» WHAT IS REQUIRED: Transcribe each line of the records below exactly, excluding any embedded images.
------------------------------
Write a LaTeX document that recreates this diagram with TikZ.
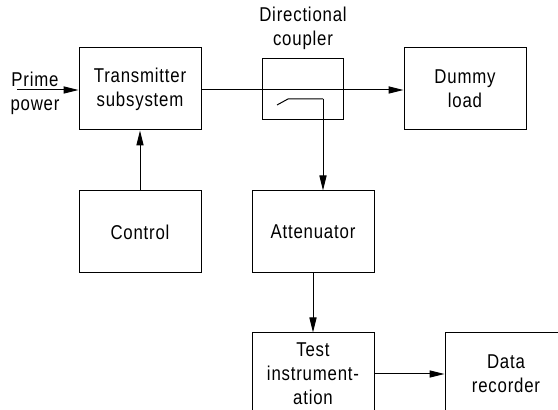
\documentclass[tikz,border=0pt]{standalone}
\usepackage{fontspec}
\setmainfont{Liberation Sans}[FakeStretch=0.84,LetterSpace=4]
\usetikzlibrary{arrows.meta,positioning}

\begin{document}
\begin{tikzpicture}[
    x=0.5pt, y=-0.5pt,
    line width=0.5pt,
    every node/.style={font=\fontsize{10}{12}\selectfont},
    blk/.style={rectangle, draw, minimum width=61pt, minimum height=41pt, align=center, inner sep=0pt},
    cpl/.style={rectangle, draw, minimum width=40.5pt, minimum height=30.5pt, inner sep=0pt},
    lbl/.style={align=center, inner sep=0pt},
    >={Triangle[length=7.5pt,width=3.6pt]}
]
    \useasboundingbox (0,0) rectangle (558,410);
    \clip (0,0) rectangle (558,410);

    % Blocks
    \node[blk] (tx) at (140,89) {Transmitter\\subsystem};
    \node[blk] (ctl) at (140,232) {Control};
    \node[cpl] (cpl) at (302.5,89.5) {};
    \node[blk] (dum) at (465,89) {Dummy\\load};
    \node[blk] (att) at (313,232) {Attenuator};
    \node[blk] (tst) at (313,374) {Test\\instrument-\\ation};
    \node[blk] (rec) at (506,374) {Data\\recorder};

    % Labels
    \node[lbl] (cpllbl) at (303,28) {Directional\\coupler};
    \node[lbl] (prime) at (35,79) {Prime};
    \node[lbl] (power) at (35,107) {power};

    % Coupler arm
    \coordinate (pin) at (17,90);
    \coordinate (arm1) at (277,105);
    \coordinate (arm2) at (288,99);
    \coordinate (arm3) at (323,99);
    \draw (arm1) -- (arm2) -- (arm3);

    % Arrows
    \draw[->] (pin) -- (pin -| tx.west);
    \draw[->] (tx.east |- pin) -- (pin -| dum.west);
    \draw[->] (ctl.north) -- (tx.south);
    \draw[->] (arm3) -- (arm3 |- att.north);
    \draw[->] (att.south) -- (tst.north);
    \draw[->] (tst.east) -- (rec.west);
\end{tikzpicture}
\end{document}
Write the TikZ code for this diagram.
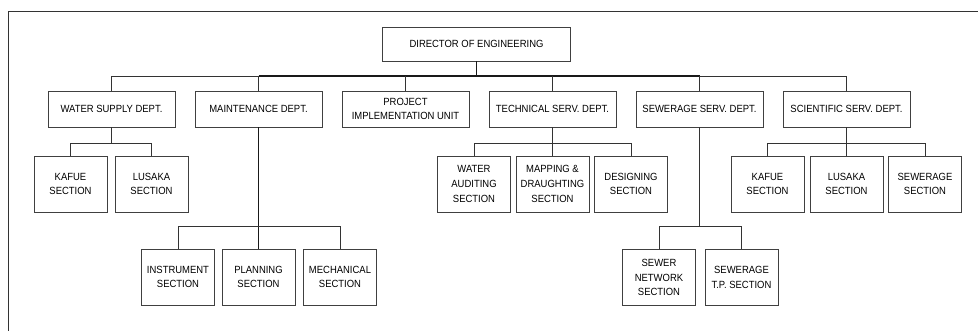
------------------------------
» SOLUTION FOR THIS PROBLEM:
Write a LaTeX document that recreates this diagram with TikZ.
\documentclass[tikz,border=0pt]{standalone}
\usepackage{fontspec}
\setmainfont{Liberation Sans}[FakeStretch=0.84,LetterSpace=4]
\usetikzlibrary{arrows.meta,positioning}

\begin{document}
\begin{tikzpicture}[
    x=0.5pt, y=-0.5pt,
    line width=0.5pt,
    every node/.style={font=\fontsize{10}{12}\selectfont},
    blk/.style={rectangle, draw, minimum width=61pt, minimum height=41pt, align=center, inner sep=0pt},
    cpl/.style={rectangle, draw, minimum width=40.5pt, minimum height=30.5pt, inner sep=0pt},
    lbl/.style={align=center, inner sep=0pt},
    >={Triangle[length=7.5pt,width=3.6pt]}
]
    \useasboundingbox (0,0) rectangle (558,410);
    \clip (0,0) rectangle (558,410);

    % Blocks
    \node[blk] (tx) at (140,89) {Transmitter\\subsystem};
    \node[blk] (ctl) at (140,232) {Control};
    \node[cpl] (cpl) at (302.5,89.5) {};
    \node[blk] (dum) at (465,89) {Dummy\\load};
    \node[blk] (att) at (313,232) {Attenuator};
    \node[blk] (tst) at (313,374) {Test\\instrument-\\ation};
    \node[blk] (rec) at (506,374) {Data\\recorder};

    % Labels
    \node[lbl] (cpllbl) at (303,28) {Directional\\coupler};
    \node[lbl] (prime) at (35,79) {Prime};
    \node[lbl] (power) at (35,107) {power};

    % Coupler arm
    \coordinate (pin) at (17,90);
    \coordinate (arm1) at (277,105);
    \coordinate (arm2) at (288,99);
    \coordinate (arm3) at (323,99);
    \draw (arm1) -- (arm2) -- (arm3);

    % Arrows
    \draw[->] (pin) -- (pin -| tx.west);
    \draw[->] (tx.east |- pin) -- (pin -| dum.west);
    \draw[->] (ctl.north) -- (tx.south);
    \draw[->] (arm3) -- (arm3 |- att.north);
    \draw[->] (att.south) -- (tst.north);
    \draw[->] (tst.east) -- (rec.west);
\end{tikzpicture}
\end{document}
Write the TikZ code for this diagram.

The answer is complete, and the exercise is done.